• [What is required]:
Retype only what runs from the first line of the listing to the line holding "y_ticks = [0, 5, 10, 15, 20, 25, 30, 35]", both included. Do not retype the pictures.

• [Supplied data]:

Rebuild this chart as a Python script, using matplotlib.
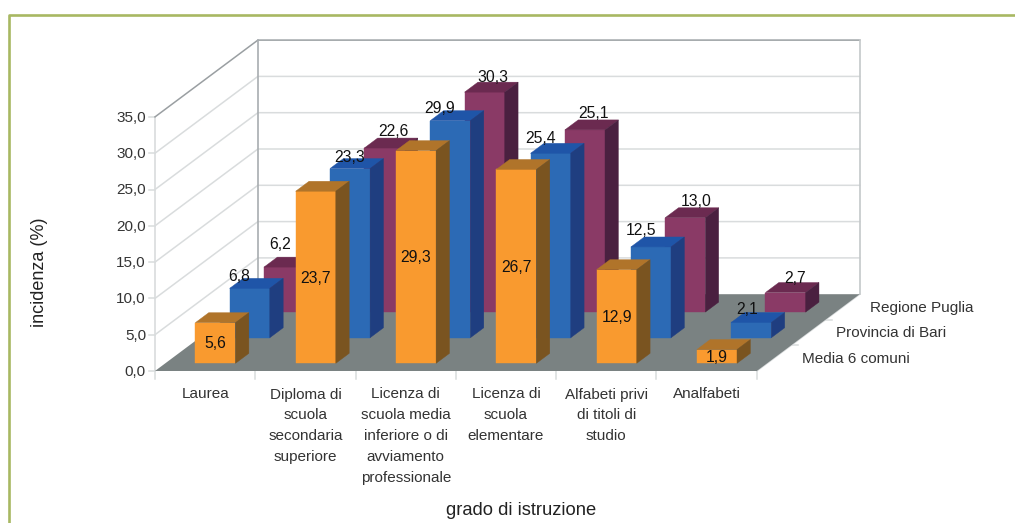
import matplotlib
matplotlib.use('Agg')
import matplotlib.pyplot as plt
from matplotlib.patches import Polygon

plt.rcParams['font.family'] = ['Liberation Sans', 'DejaVu Sans']

categories = ['Laurea', 'Diploma di\nscuola\nsecondaria\nsuperiore',
              'Licenza di\nscuola media\ninferiore o di\navviamento\nprofessionale',
              'Licenza di\nscuola\nelementare', 'Alfabeti privi\ndi titoli di\nstudio', 'Analfabeti']
series_names = ['Media 6 comuni', 'Provincia di Bari', 'Regione Puglia']
media_comuni = [5.6, 23.7, 29.3, 26.7, 12.9, 1.9]
provincia_bari = [6.8, 23.3, 29.9, 25.4, 12.5, 2.1]
regione_puglia = [6.2, 22.6, 30.3, 25.1, 13.0, 2.7]
y_ticks = [0, 5, 10, 15, 20, 25, 30, 35]

# front, top, side
colors = [('#F99A2F', '#B0742A', '#7A5420'),
          ('#2C6AB5', '#1F55A8', '#1F3E80'),
          ('#8A3A66', '#6B2A50', '#4A2040')]

# label shift in pixels from the top back edge of each bar
label_nudge = [None,
               [(-11, -3), (0, -2), (-11, -3), (-10, -6), (-10, -7), (-4, -4)],
               [(-4, -14), (9, -8), (8, -6), (9, -7), (11, -7), (10, -5)]]

# oblique projection, all in figure pixels
X0, Y0 = 155, 371
SLOT_W = 100.3
PX_PER_UNIT = 7.26
DEPTH_X, DEPTH_Y = 34.3, -25.6
BAR_W = 0.4
BAR_D0, BAR_D1 = 0.3, 0.69
TEXT_SIZE = 11
TEXT_COLOR = '#333333'
GRID = '#D9DCDD'


def proj(c, s, v):
    return (X0 + c * SLOT_W + s * DEPTH_X, Y0 + s * DEPTH_Y - v * PX_PER_UNIT)


fig = plt.figure(figsize=(10.15, 5.23), dpi=100)
ax = fig.add_axes([0, 0, 1, 1])
ax.set_xlim(0, 1015)
ax.set_ylim(523, 0)
ax.axis('off')

# outer frame
ax.plot([9.5, 9.5, 1015], [523, 14.5, 14.5], color='#A8B862', lw=1.9, zorder=1)

n_cat = len(categories)
n_ser = len(series_names)
top_v = y_ticks[-1]

# floor
floor = [proj(0, 0, 0), proj(n_cat, 0, 0), proj(n_cat, n_ser, 0), proj(0, n_ser, 0)]
ax.add_patch(Polygon(floor, facecolor='#7A8282', edgecolor='none', zorder=2))

# walls and grid
for v in y_ticks[1:-1]:
    pts = [proj(0, 0, v), proj(0, n_ser, v), proj(n_cat, n_ser, v)]
    ax.plot(*zip(*pts), color=GRID, lw=1.1, zorder=1.5)
pts = [proj(0, 0, top_v), proj(0, n_ser, top_v), proj(n_cat, n_ser, top_v)]
ax.plot(*zip(*pts), color='#9A9FA2', lw=1.1, zorder=1.6)
ax.plot(*zip(proj(0, 0, 0), proj(0, 0, top_v)), color=GRID, lw=1.2, zorder=1.5)
ax.plot(*zip(proj(0, n_ser, 0), proj(0, n_ser, top_v)), color='#A8ADB0', lw=1.2, zorder=1.6)
ax.plot(*zip(proj(n_cat, n_ser, 0), proj(n_cat, n_ser, top_v)), color='#C4C8CA', lw=1.2, zorder=1.6)
ax.plot(*zip(proj(n_cat, n_ser, 0), proj(n_cat, 0, 0)), color=GRID, lw=1.1, zorder=1.5)

# ticks and their labels
for v in y_ticks:
    x, y = proj(0, 0, v)
    ax.plot([x - 6, x], [y, y], color=GRID, lw=1.1, zorder=1.5)
    ax.text(x - 9, y + 1, f'{v:.1f}'.replace('.', ','), ha='right', va='center',
            fontsize=TEXT_SIZE, color=TEXT_COLOR)
for c in range(n_cat + 1):
    x, y = proj(c, 0, 0)
    ax.plot([x, x], [y, y + 8], color=GRID, lw=1.1, zorder=1.5)
for c, name in enumerate(categories):
    x, y = proj(c + 0.5, 0, 0)
    ax.text(x, y + 16.5, name, ha='center', va='top', fontsize=TEXT_SIZE, color=TEXT_COLOR, linespacing=1.62)
for s, name in enumerate(series_names):
    x, y = proj(n_cat, s + 1, 0)
    if s < n_ser - 1:
        ax.plot([x, x + 7], [y, y], color=GRID, lw=1.1, zorder=1.5)
for s, name in enumerate(series_names):
    x, y = proj(n_cat, s, 0)
    ax.text(x + 45, y - 12, name, ha='left', va='center', fontsize=TEXT_SIZE, color=TEXT_COLOR)

# bars, back row first
all_values = [media_comuni, provincia_bari, regione_puglia]
for s in range(n_ser - 1, -1, -1):
    front, top, side = colors[s]
    for c, v in enumerate(all_values[s]):
        c0 = c + 0.5 - BAR_W / 2
        c1 = c + 0.5 + BAR_W / 2
        d0 = s + BAR_D0
        d1 = s + BAR_D1
        z = 3 + (n_ser - s)
        ax.add_patch(Polygon([proj(c0, d0, 0), proj(c1, d0, 0), proj(c1, d0, v), proj(c0, d0, v)],
                             facecolor=front, edgecolor=front, lw=0.3, zorder=z))
        ax.add_patch(Polygon([proj(c0, d0, v), proj(c1, d0, v), proj(c1, d1, v), proj(c0, d1, v)],
                             facecolor=top, edgecolor=top, lw=0.3, zorder=z))
        ax.add_patch(Polygon([proj(c1, d0, 0), proj(c1, d1, 0), proj(c1, d1, v), proj(c1, d0, v)],
                             facecolor=side, edgecolor=side, lw=0.3, zorder=z))
        label = f'{v:.1f}'.replace('.', ',')
        if s == 0:
            x, y = proj(c + 0.5, d0, v / 2)
        else:
            dx, dy = label_nudge[s][c]
            x, y = proj(c + 0.5, d0, v)
            y = proj(c + 0.5, d1, v)[1] + dy
            x = x + dx
        ax.text(x, y + 1, label, ha='center', va='center', fontsize=11.3, color='#111111', zorder=10)

ax.text(40, 272, 'incidenza (%)', rotation=90, ha='center', va='center', fontsize=13, color='#222222')
ax.text(521, 510.5, 'grado di istruzione', ha='center', va='center', fontsize=13.2, color='#222222')

fig.savefig('out.png', dpi=100)
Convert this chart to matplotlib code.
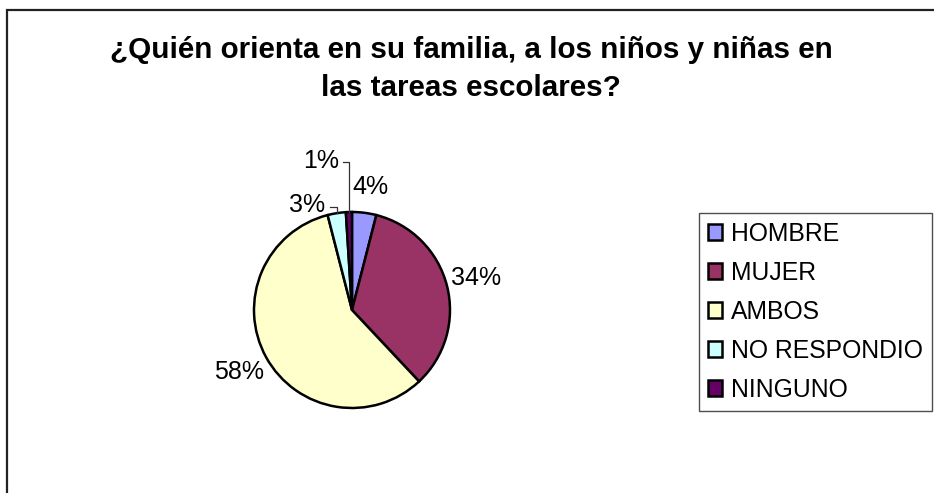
import matplotlib
matplotlib.use("Agg")
import matplotlib.pyplot as plt
from matplotlib.patches import Rectangle

plt.rcParams['font.family'] = ['Liberation Sans', 'DejaVu Sans']

title = "¿Quién orienta en su familia, a los niños y niñas en\nlas tareas escolares?"
categories = ["HOMBRE", "MUJER", "AMBOS", "NO RESPONDIO", "NINGUNO"]
values = [4, 34, 58, 3, 1]
colors = ["#9999FF", "#993366", "#FFFFCC", "#CCFFFF", "#660066"]

W, H = 934, 493
fig = plt.figure(figsize=(W / 100, H / 100), dpi=100)

# outer chart border
fig.add_artist(Rectangle((6.5 / W, -0.2), 1.3, 1.2 - 9.5 / H,
                         transform=fig.transFigure, fill=False,
                         edgecolor="#222222", linewidth=1.6, clip_on=False))

fig.text(471 / W, 1 - 69 / H, title, ha="center", va="center",
         fontsize=21.3, fontweight="bold", linespacing=1.45)

cx, cy, r = 352, 310, 98
ax = fig.add_axes([(cx - r) / W, 1 - (cy + r) / H, 2 * r / W, 2 * r / H])
wedges, texts, autotexts = ax.pie(
    values, colors=colors, startangle=90, counterclock=False,
    autopct=lambda p: f"{p:.0f}%", pctdistance=1.31,
    wedgeprops=dict(edgecolor="black", linewidth=1.8),
    textprops=dict(fontsize=18, color="black"))
ax.set_xlim(-1, 1)
ax.set_ylim(-1, 1)
ax.set_aspect("equal")
ax.axis("off")
for t in autotexts:
    t.set_clip_on(False)
    t.set_ha("center")
    t.set_va("center")

# manual positioning of small labels (moved with leader lines)
autotexts[0].set_position((0.19, 1.255))
autotexts[3].set_position((-0.46, 1.07))
autotexts[4].set_position((-0.316, 1.52))
ax.plot([-0.224, -0.156, -0.156], [1.05, 1.05, 0.988], color="#333333",
        linewidth=0.9, clip_on=False)
ax.plot([-0.092, -0.031, -0.031], [1.51, 1.51, 0.999], color="#333333",
        linewidth=0.9, clip_on=False)

leg = fig.legend(wedges, categories, loc="upper left",
                 bbox_to_anchor=(699 / W, 1 - 213 / H),
                 fontsize=17.8, frameon=True, fancybox=False, shadow=False,
                 handlelength=0.6, handleheight=0.6, handletextpad=0.35,
                 borderpad=0.35, labelspacing=0.61, borderaxespad=0)
leg.get_frame().set_edgecolor("#222222")
leg.get_frame().set_linewidth(1.0)
for h in leg.legend_handles:
    h.set_edgecolor("black")
    h.set_linewidth(1.8)

fig.savefig("out.png", dpi=100)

• [Exercise solution]:
Rebuild this chart as a Python script, using matplotlib.
import matplotlib
matplotlib.use('Agg')
import matplotlib.pyplot as plt
from matplotlib.patches import Polygon

plt.rcParams['font.family'] = ['Liberation Sans', 'DejaVu Sans']

categories = ['Laurea', 'Diploma di\nscuola\nsecondaria\nsuperiore',
              'Licenza di\nscuola media\ninferiore o di\navviamento\nprofessionale',
              'Licenza di\nscuola\nelementare', 'Alfabeti privi\ndi titoli di\nstudio', 'Analfabeti']
series_names = ['Media 6 comuni', 'Provincia di Bari', 'Regione Puglia']
media_comuni = [5.6, 23.7, 29.3, 26.7, 12.9, 1.9]
provincia_bari = [6.8, 23.3, 29.9, 25.4, 12.5, 2.1]
regione_puglia = [6.2, 22.6, 30.3, 25.1, 13.0, 2.7]
y_ticks = [0, 5, 10, 15, 20, 25, 30, 35]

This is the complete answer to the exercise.